Quien practica la misericordia no teme a la muerte (19-6-2016)

“QUIEN PRACTICA LA MISERICORDIA NO TEME A LA MUERTE”

      Queridos hermanos en el Señor:  

      Os deseo gracia y paz.

      La fe surge de un encuentro personal con Jesús que llega a lo más profundo de nuestro ser, un encuentro que da una nueva orientación y un nuevo sentido a toda la vida. Este significativo acontecimiento es posible gracias a la comunidad de fe en la que hemos nacido, la comunidad eclesial que nos acompaña con los sacramentos, que nos alimenta con la Sagrada Escritura y nos incorpora a la fraternidad con todos y al servicio de los más necesitados, con los que Jesucristo se identifica especialmente. Al repasar nuestro recorrido vital nos damos cuenta de que sin la Iglesia no hubiésemos podido encontrar a Jesucristo.  Los cristianos aprendemos en la Iglesia que Jesucristo es el Hijo de Dios, que ha venido a dar su vida para abrirnos a todos el camino del amor. El sendero más seguro consiste en recuperar el genuino sentido de la caridad cristiana, haciéndonos partícipes de las miserias corporales y espirituales de nuestros hermanos.      
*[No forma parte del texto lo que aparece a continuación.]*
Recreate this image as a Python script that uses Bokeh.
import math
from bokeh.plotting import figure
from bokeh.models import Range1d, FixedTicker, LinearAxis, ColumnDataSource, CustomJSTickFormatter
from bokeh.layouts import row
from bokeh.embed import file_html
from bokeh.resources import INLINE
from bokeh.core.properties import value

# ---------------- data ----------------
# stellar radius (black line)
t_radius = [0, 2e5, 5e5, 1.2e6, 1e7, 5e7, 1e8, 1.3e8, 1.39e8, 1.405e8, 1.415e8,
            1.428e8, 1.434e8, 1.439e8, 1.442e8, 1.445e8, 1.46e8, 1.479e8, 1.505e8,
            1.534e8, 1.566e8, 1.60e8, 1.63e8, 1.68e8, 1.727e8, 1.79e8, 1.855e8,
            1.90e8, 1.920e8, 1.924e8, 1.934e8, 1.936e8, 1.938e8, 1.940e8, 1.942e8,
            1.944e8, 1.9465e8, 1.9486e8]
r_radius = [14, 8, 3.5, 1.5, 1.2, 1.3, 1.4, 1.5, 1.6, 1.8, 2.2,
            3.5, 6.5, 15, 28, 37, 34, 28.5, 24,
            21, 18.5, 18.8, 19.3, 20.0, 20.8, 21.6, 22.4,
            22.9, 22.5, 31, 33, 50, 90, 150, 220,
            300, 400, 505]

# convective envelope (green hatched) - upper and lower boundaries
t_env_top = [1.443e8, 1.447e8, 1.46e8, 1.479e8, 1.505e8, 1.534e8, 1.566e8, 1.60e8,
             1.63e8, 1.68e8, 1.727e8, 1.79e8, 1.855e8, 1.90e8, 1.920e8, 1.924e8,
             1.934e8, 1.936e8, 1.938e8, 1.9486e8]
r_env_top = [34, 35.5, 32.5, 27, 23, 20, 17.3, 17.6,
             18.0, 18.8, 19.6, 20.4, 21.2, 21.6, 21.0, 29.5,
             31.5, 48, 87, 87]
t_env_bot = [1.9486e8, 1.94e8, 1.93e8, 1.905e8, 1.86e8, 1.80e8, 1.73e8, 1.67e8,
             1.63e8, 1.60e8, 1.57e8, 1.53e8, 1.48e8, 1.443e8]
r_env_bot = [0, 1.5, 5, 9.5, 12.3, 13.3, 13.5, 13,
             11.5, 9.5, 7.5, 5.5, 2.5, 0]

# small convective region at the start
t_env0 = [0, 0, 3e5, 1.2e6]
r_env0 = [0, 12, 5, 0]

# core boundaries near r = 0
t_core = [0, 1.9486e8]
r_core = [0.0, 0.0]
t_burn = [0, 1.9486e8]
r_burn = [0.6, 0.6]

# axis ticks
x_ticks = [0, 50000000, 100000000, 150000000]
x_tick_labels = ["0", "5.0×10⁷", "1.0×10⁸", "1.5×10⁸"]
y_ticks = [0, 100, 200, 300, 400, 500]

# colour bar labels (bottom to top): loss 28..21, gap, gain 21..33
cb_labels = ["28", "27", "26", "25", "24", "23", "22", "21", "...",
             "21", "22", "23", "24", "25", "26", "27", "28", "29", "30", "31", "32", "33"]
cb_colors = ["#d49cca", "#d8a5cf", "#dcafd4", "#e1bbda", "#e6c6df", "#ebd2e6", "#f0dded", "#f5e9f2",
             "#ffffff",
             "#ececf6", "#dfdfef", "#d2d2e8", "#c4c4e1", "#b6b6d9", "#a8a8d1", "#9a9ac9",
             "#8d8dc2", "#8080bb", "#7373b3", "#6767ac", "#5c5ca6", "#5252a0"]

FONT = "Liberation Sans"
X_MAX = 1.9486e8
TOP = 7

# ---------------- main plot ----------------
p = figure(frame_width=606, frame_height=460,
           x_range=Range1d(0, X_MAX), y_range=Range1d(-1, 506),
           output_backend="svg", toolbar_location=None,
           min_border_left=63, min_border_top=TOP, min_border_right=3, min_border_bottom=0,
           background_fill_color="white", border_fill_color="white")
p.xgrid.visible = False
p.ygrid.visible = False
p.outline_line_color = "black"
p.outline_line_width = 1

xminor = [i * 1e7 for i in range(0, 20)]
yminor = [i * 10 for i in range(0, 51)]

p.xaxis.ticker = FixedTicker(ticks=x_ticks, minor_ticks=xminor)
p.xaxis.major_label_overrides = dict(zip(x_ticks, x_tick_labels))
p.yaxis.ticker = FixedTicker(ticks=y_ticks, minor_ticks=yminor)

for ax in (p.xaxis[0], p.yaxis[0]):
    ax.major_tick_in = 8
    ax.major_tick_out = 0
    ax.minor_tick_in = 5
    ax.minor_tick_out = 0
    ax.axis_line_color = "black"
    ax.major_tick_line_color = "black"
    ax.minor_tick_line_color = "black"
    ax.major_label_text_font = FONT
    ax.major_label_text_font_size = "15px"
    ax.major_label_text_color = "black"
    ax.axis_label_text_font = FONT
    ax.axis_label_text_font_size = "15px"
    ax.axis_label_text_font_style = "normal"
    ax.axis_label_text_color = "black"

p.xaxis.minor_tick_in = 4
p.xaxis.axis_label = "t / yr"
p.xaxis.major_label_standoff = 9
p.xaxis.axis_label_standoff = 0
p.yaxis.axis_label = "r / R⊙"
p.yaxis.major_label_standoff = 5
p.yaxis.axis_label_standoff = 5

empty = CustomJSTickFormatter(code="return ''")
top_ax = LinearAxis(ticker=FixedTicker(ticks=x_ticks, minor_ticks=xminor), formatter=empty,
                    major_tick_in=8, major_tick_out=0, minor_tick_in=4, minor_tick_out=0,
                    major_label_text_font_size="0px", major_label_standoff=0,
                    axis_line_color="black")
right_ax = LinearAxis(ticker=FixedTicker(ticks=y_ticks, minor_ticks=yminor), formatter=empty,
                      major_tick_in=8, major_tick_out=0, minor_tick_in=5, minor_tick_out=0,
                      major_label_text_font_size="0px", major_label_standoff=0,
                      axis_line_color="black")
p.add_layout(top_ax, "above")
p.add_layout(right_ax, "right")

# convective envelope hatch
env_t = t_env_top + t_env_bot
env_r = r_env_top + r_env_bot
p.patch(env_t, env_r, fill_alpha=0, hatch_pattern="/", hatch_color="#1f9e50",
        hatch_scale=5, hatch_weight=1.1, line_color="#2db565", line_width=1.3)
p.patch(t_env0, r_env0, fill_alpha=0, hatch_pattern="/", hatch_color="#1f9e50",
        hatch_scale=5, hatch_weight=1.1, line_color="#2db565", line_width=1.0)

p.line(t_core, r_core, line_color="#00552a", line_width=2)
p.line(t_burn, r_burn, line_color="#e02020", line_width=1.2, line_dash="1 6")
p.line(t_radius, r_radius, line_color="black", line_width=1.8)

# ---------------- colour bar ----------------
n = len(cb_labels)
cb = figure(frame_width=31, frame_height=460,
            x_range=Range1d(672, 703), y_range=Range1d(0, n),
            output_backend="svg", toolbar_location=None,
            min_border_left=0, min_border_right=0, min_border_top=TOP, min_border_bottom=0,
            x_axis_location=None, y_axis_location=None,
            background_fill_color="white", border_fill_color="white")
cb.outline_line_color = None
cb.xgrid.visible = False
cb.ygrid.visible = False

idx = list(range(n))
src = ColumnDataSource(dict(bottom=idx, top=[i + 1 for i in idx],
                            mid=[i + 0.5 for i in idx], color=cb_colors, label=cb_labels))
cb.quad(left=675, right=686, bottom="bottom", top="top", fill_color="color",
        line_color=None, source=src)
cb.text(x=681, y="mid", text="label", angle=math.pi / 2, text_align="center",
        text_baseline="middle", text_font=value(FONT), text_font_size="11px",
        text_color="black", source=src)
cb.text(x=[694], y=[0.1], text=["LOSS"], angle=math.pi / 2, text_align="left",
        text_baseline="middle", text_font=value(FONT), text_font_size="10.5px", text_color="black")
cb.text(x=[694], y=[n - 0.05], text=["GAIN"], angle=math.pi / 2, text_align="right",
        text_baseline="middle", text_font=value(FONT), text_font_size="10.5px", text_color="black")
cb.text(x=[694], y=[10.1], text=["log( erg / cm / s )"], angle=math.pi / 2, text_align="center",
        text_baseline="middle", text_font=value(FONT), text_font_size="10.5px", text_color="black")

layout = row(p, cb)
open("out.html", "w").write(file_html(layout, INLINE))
     El Papa Francisco dijo en cierta ocasión: “Quien practica la misericordia no teme a la muerte. ¿Por qué no teme a la muerte? Porque la mira a la cara en las heridas de los hermanos, y la supera con el amor de Jesucristo” (Audiencia general, 27 de noviembre de 2013).      
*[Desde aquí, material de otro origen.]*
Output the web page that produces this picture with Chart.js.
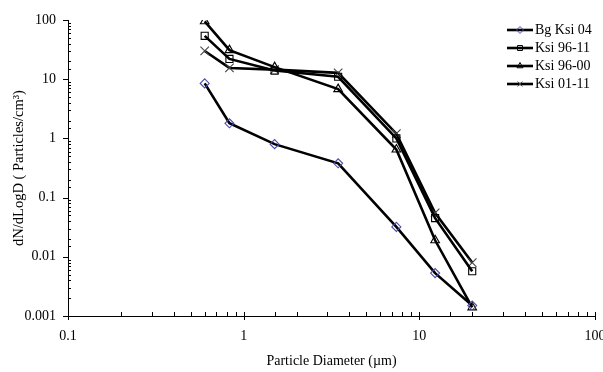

     En el rostro sufriente de muchos hermanos vemos retazos de muerte, vestigios de ocaso, huellas de sombra, anticipos de un apresurado anochecer. En las heridas de los hermanos vemos cara a cara a la muerte que nuestra sociedad oculta y niega para que no nos cause miedo. Pero solamente el amor puede abrirnos un horizonte que va más allá de la vida presente. Leemos en la Primera Carta de san Juan: “nosotros sabemos que hemos pasado de la muerte a la vida porque amamos a los hermanos. El que no ama permanece en la muerte” (1 Jn 3,14). Y también: “En esto hemos conocido el amor: en que él dio su vida por nosotros. También nosotros debemos dar nuestra vida por los hermanos” (1 Jn 3,16).       En nuestro interior anida un deseo de infinito, una nostalgia de eternidad, un anhelo de vida plena. A nuestro alrededor contemplamos dolores y enfermedades, limitaciones y sufrimientos, carencias y debilidades, injusticias y tragedias. Somos semejantes a frágiles imágenes de arcilla, ennegrecidas por la falta de esperanza y envejecidas por el paso del tiempo. En muchas ocasiones, nuestras redes están vacías, después de mucho esfuerzo y tenacidad. Nos hacemos muchas preguntas y no encontramos respuestas satisfactorias.      

    Y Dios llega a nuestra orilla de un modo nuevo cada día, para acompañar el misterio de nuestros fracasos, irradiando la luz y el calor que necesitamos, y despertando en nosotros el deseo de caminar por un sendero inédito. Él bendice y refuerza nuestros deseos de bien, reaviva y alimenta nuestra fe; ilumina y consolida nuestra esperanza, y suscita y anima nuestra caridad.      

    El profeta Jeremías nos comunica el designio de Dios: “Pues sé muy bien lo que pienso hacer con vosotros: designios de paz y no de aflicción, daros un porvenir y una esperanza” (Jr 29,11). El amor de Dios nos levanta, nos sostiene y nos guía. Nos levanta de nuestra somnolencia y nuestra postración; nos sostiene en el esfuerzo cotidiano y en la perseverancia imprescindible para seguir avanzando; nos guía dándonos orientación y criterio, fortaleza e impulso.             

   Recibid mi cordial saludo y mi bendición.